HSBC to rival Revolut and Wise with ‘Zing’ app
HSBC is launching a new multi-currency payments app, ‘Zing,’ in the UK, aiming to offer competitive foreign exchange rates to retail consumers. The move positions HSBC to compete with rapidly growing digital rivals like Revolut and Wise.
Starting today, UK customers can access Zing, which will allow them to hold money in 10 different currencies, spend money abroad with low fees, and make international transfers in over 30 currencies.
The UK banking giant said it rolls out the millennial-geared service to onboard “millions of customers over time”, before expanding into other countries in Europe and Latin America. HSBC plans to expand Zing to additional markets later this year, with plans to reach at least two more continents by the end of 2024.
Zing is part of HSBC’s strategy to compete with fintech companies that have gained significant popularity over the last decade. For instance, Revolut has attracted over 38 million users, and Wise reports about 10 million customers in their latest filings. The launch of Zing led to a drop in Wise’s shares by up to 6% yesterday.
HSBC’s approach with Zing is to attract a younger generation of customers and convert them to other HSBC products. The app, available on Google and Apple app stores, will be regulated as an e-money institution rather than a bank, meaning its deposits won’t be protected under the Financial Services Compensation Scheme.

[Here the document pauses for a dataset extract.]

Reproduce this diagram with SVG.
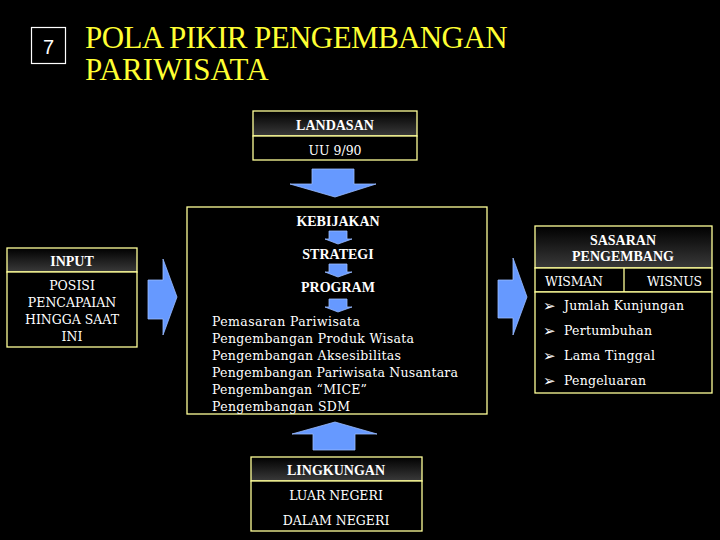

This foray into fintech follows HSBC’s investment in Monese, a UK-based startup offering current accounts to those underserved by mainstream banks. Despite a challenging outlook for fintechs due to higher interest rates and a shift in investor focus towards profitability, HSBC’s investment in the digital banking market mirrors similar moves by other major banks.
JPMorgan Chase, the biggest US bank by total assets, launched its City’s digital-only bank in 2021, which offers a range of savings and loan products under its ‘Chase’ brand in the UK. The launch spurred a shakeup in competition and prices among incumbent lenders, including with its rival Goldman Sachs that launched its retail consumer bank, Marcus in the UK in 2018.